The Union had its own missiles to lob at management. Before the strike the two parties agreed on the rules of engagement in line with labour law. In terms of that agreement, Cresta was not supposed to employ replacement labour and Union members not to picket the premises of the employer. The Union kept its end of the bargain but management engaged casual workers whereupon Motiki fired off a letter asking management to ‘nullify engagement of all casual employed’.
The strike ended upon the intervention of Tati East MP, Guma Moyo who now takes the view that management is negotiating in bad faith. He suggested a ‘cooling-off’ before the talks resumed and when they did two weeks later, management offered no more than 5 percent. Moyo had a meeting with Elias Dewah, a Cresta board member and former executive director of the Botswana Confederation of Commerce, Industry and Manpower. Documents that detail the engagement between the two men say that ‘Mr. Dewah proposed 10.5% on behalf of the Company and Mr. Guma Moyo accepted it on behalf of the Union.’

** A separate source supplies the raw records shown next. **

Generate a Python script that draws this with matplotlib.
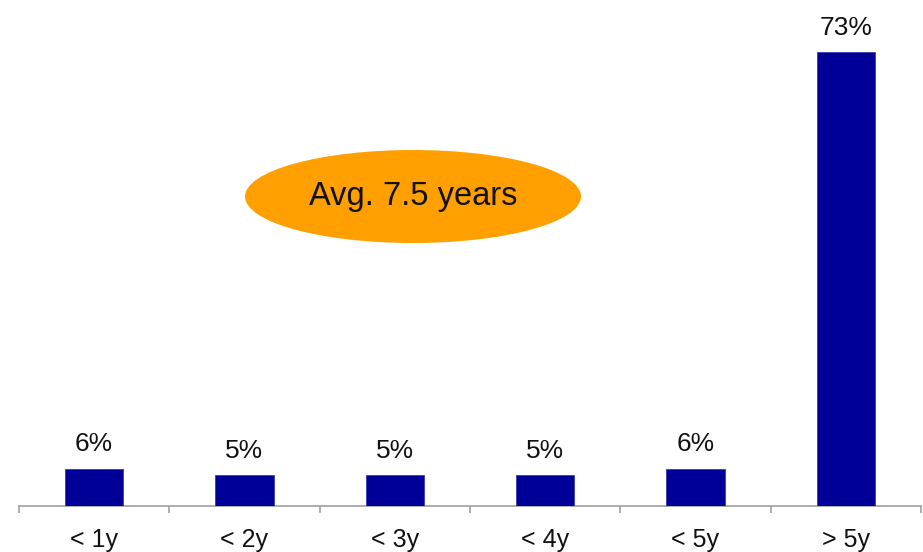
import matplotlib
matplotlib.use("Agg")
import matplotlib.pyplot as plt
from matplotlib.patches import Ellipse
from matplotlib.ticker import FixedLocator

categories = ["< 1y", "< 2y", "< 3y", "< 4y", "< 5y", "> 5y"]
values = [6, 5, 5, 5, 6, 73]
value_labels = ["6%", "5%", "5%", "5%", "6%", "73%"]
note_text = "Avg. 7.5 years"

plt.rcParams['font.family'] = ['Liberation Sans', 'DejaVu Sans']

W, H = 923, 552
fig = plt.figure(figsize=(W / 100, H / 100), dpi=100)
ax = fig.add_axes([19 / W, 46 / H, 902 / W, 497.6 / H])

x = list(range(len(categories)))
ax.bar(x, values, width=0.39, color="#000099", edgecolor="#3a3ab0", linewidth=0.6, zorder=3)
ax.set_xlim(-0.5, len(categories) - 0.5)
ax.set_ylim(0, 80)

for xi, v, lab in zip(x, values, value_labels):
    ax.annotate(lab, (xi, v), xytext=(0, 12.5), textcoords="offset points",
                ha="center", va="baseline", fontsize=19, color="#111111")

for s in ["top", "right", "left"]:
    ax.spines[s].set_visible(False)
ax.spines["bottom"].set_color("#a0a0a0")
ax.spines["bottom"].set_linewidth(1.2)
ax.set_yticks([])
ax.set_xticks(x)
ax.set_xticklabels(categories, fontsize=18, color="#111111")
ax.tick_params(axis="x", which="major", length=0, pad=16)
ax.xaxis.set_minor_locator(FixedLocator([i - 0.5 for i in range(len(categories) + 1)]))
ax.tick_params(axis="x", which="minor", length=5, width=1.2, color="#a0a0a0", direction="out")

ell = Ellipse((394 / 902, 309.5 / 497.6), 336 / 902, 93 / 497.6, transform=ax.transAxes,
              facecolor="#FFA000", edgecolor="none", zorder=4)
ax.add_patch(ell)
ax.text(394 / 902, 309.5 / 497.6, note_text, transform=ax.transAxes, ha="center", va="center",
        fontsize=23.5, color="#111111", zorder=5)

fig.savefig("out.png", dpi=100)
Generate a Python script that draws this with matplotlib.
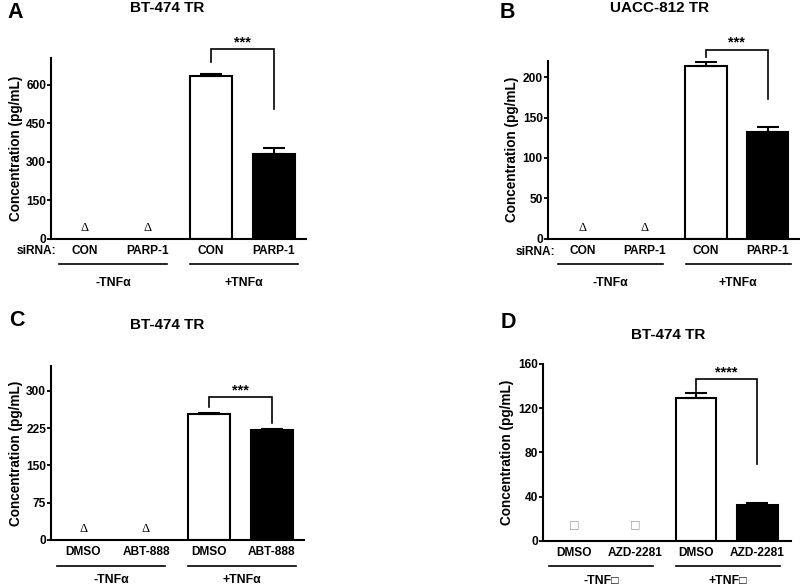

Makaya has distanced Cresta management from ‘alleged discussions’ between Dewah and Moyo.
While he admits having had a meeting with Moyo, Dewah says that he was acting in his personal capacity and not on the instructions of the board, that the board never discussed the 10.5 percent offer and that the outcome of his meeting with Moyo was not binding on management.
Moyo, who feels that management is being ‘unreasonable’ has extricated himself from the whole process.
The Union has sought the assistance of the Botswana Federation of Public Sector Unions (BOFEPUSU) whose leader, Andrew Motsamai, tried to arrange a meeting with Cresta management. He got what appeared to be a favourable response but the meeting has yet to happen and it appears highly unlikely that it would ever. Makaya has written Motiki to say that he doesn’t understand why Cresta would have a meeting with BOFEPUSU when it has no dealings with the confederation of unions.
That notwithstanding, Motsamai says that BOFEPUSU whose membership is around 88 000, will rally behind the hotel workers every step of the way: “There is no way we can abandon them. We will support them with all resources at our disposal – including finances.”